Within each of us is a power that can alter activity on the other side of the world. That power is our spoken words. “Our speech is power: which should be used to persuade, convert, and compel.”, says Ralph Waldo Emerson. Spoken and unspoken words have tremendous effect on the success and failure of our lives. In the movie called “A Thousand Words”, Eddie Murphy plays a literary agent named Jack McCall who had one thousand words to use before he would physically die. Even his unspoken words counted against his thousand. He had a high price to pay for the use of his words and so do we. Martin Luther said it this way, “You are not only responsible for what you say, but also for what you do not say”. If we seek to live successful lives, we must take full responsibility for our words.
3 Power Guides
1. Bank – A word bank is a place where people keep words they have learned for future references. We all possess a word bank in our heads. Our memory bank is constantly being inputted with words from our life experiences. Often times we are not aware of what's been deposited until withdrawn. Our withdrawals can show up as bullying, put downs, hating on positive situations, etc. We must filter what's deposited so our output power won't be inhibited.
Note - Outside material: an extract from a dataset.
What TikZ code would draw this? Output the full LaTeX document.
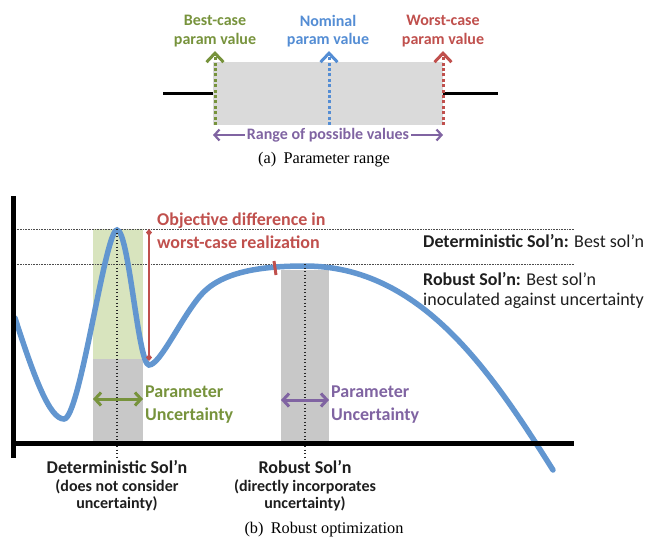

Focus on being responsible by allowing your word bank to be filled with more positive words than negative. Challenge yourself to withdraw words that provoke thought, words that encourage, words that will guide those who hear.
2. Boundaries– Great power is usually protected with a boundary to prevent misused from outsiders. When a baby is starting to crawl boundaries are put up to protect the child from harmful things. Those things don't seem bad to the child because they just want to explore and try it all. But for someone that understands the dangers they can see the harm that can come from the child's inexperience exploration. In our heads we can be like the exploring child, just want say things because of feelings and emotions. However, like the exploring child needs boundaries on their actions we need boundaries for our words. There are some word that we shouldn't let out.
Formulate your word boundaries with your values. Allow them to govern them to be positive instead of a lethal weapon. Keep your boundaries refreshed by continuing to reflect on your responsibilities and goals.
3. Bond – Like it or not we are physical bonded to our words. Zig Ziglar said it this way, "Life is like an echo. What we send out, comes back. What we sow, we reap. What we give we get. What we see in others, exist in us." Before we speak think about the effects our words have on others and ultimately ourselves.
You are bonded to your words of gossip, rudeness, lying, etc. and on the flip end when they are positive they represent you too. No matter how it might seem on T.V., negative words will not bring long term success. Your words express who you really are to the outside world. Be positive within so your words will show a positive person without.
Summary - Dr. Laurence J. Peter says, “Speak when you are angry - and you'll make the best speech you'll ever regret.” Use your words wisely and they can unleash the world. Use them loosely and they can destroy your present and your future. Increase your positive words by building your bank, setting boundaries and better understanding the bond you have with each word that comes out.